Records supplied:
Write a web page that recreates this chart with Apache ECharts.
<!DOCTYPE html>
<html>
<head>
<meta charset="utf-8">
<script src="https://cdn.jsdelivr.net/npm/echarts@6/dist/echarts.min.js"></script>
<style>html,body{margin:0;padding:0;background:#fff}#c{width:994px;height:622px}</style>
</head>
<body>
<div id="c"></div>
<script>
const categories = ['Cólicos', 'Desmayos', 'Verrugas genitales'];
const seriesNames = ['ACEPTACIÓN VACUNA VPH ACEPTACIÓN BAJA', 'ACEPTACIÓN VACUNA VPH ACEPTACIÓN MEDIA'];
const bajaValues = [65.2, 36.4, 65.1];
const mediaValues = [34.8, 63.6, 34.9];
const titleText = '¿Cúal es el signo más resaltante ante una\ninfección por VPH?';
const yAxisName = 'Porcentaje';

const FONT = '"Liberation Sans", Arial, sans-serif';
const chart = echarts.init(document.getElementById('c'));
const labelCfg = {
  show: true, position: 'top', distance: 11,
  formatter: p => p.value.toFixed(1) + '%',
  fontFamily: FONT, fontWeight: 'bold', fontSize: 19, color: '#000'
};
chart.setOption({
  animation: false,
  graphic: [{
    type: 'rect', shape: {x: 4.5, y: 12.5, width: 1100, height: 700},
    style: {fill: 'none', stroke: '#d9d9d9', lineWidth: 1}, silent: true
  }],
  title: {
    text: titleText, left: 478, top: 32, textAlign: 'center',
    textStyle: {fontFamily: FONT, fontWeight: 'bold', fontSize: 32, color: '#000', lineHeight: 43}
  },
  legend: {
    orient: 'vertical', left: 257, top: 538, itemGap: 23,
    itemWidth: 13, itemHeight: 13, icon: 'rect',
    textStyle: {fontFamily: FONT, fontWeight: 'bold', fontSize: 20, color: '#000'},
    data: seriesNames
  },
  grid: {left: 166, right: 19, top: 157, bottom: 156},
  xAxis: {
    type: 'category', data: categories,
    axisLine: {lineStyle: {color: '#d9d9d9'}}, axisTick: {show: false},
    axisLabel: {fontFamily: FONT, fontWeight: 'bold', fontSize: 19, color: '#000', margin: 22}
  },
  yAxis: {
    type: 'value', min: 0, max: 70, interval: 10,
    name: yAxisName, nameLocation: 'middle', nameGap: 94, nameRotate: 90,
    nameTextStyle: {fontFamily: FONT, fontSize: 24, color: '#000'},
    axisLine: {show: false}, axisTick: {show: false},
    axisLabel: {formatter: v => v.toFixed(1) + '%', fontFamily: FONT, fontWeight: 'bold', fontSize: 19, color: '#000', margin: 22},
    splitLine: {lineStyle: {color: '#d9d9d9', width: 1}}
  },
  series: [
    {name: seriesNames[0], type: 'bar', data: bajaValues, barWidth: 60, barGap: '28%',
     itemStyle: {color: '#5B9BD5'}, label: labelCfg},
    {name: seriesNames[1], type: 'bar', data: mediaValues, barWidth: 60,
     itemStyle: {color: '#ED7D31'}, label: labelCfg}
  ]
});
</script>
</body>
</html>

---

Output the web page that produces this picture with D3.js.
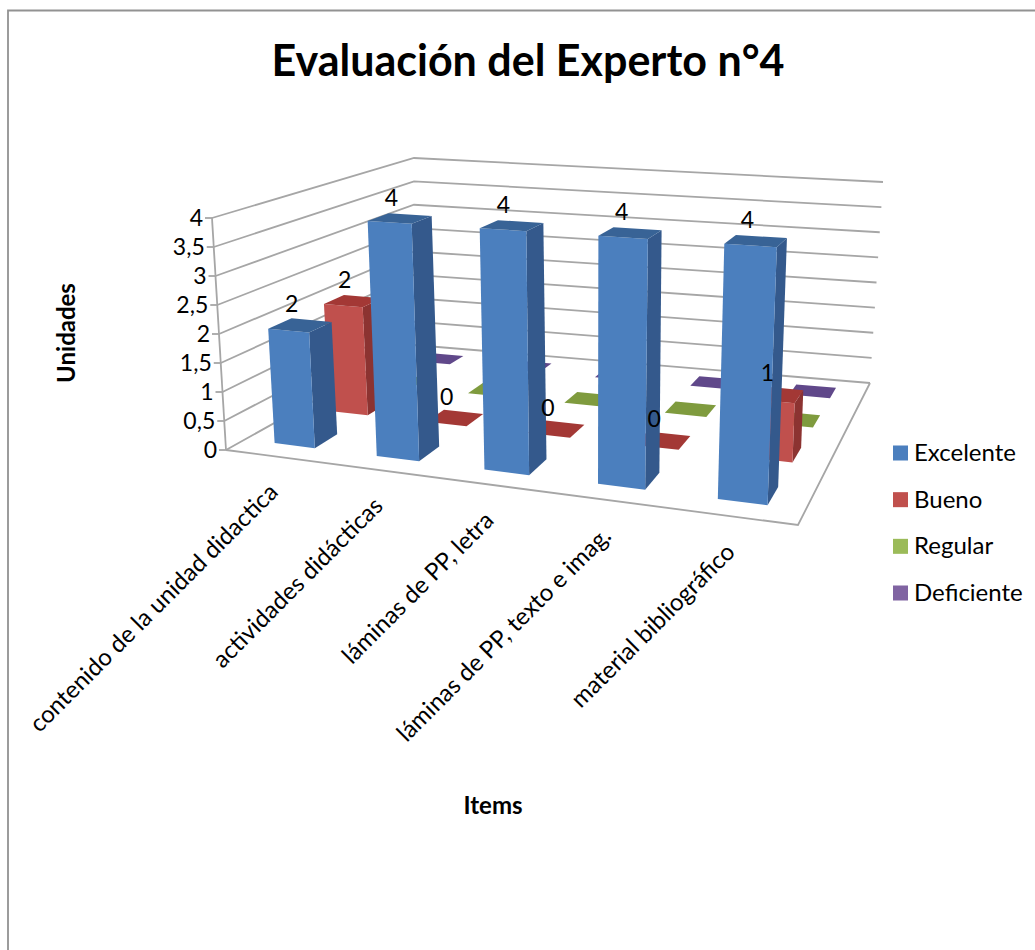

--

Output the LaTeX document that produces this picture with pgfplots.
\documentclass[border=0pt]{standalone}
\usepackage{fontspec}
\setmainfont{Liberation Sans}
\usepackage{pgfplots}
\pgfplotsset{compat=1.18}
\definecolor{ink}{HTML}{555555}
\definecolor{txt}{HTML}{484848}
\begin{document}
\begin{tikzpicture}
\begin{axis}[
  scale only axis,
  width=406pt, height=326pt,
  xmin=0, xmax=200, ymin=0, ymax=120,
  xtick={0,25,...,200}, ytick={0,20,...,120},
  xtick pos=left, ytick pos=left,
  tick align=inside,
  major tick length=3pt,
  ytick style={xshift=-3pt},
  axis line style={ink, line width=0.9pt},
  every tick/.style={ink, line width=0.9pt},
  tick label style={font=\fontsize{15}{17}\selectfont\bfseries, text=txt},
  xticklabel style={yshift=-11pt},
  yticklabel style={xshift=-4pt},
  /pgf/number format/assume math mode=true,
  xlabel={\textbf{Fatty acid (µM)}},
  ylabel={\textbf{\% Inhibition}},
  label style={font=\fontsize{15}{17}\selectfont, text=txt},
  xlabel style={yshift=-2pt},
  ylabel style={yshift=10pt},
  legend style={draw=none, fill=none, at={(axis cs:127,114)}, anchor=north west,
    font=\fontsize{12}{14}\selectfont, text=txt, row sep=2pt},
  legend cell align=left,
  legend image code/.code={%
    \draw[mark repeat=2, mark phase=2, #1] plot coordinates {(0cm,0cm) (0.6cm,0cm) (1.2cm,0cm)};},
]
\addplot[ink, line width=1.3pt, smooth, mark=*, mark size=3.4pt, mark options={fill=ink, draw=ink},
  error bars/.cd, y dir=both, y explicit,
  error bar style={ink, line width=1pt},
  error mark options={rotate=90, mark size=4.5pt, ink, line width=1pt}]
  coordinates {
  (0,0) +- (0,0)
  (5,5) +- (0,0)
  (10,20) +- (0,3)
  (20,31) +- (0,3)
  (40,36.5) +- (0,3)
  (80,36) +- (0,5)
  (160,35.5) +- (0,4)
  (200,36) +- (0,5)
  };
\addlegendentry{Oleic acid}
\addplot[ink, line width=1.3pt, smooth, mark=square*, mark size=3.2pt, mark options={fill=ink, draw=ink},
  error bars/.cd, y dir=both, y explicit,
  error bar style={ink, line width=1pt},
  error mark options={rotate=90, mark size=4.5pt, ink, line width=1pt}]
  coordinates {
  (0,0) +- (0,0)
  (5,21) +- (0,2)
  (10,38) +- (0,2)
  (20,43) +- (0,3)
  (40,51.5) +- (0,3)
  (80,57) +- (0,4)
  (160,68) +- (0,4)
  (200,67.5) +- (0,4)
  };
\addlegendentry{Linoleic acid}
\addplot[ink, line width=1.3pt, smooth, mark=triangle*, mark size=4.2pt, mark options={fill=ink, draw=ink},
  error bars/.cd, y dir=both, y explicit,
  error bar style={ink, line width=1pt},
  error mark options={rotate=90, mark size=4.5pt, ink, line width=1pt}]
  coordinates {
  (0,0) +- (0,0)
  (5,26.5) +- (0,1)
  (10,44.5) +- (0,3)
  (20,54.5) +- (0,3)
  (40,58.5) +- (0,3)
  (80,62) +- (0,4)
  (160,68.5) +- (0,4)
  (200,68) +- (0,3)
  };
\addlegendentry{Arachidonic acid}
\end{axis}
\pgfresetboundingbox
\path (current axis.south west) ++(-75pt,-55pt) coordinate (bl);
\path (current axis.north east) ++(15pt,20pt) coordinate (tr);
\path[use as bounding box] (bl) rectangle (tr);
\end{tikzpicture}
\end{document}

Given exercise:
The line containing "Write a web" opens the part, and the line containing "const yAxisName = 'Porcentaje';" closes it. Output that part exactly, with both, and only that.

Answer for the task:
Write a web page that recreates this chart with Apache ECharts.
<!DOCTYPE html>
<html>
<head>
<meta charset="utf-8">
<script src="https://cdn.jsdelivr.net/npm/echarts@6/dist/echarts.min.js"></script>
<style>html,body{margin:0;padding:0;background:#fff}#c{width:994px;height:622px}</style>
</head>
<body>
<div id="c"></div>
<script>
const categories = ['Cólicos', 'Desmayos', 'Verrugas genitales'];
const seriesNames = ['ACEPTACIÓN VACUNA VPH ACEPTACIÓN BAJA', 'ACEPTACIÓN VACUNA VPH ACEPTACIÓN MEDIA'];
const bajaValues = [65.2, 36.4, 65.1];
const mediaValues = [34.8, 63.6, 34.9];
const titleText = '¿Cúal es el signo más resaltante ante una\ninfección por VPH?';
const yAxisName = 'Porcentaje';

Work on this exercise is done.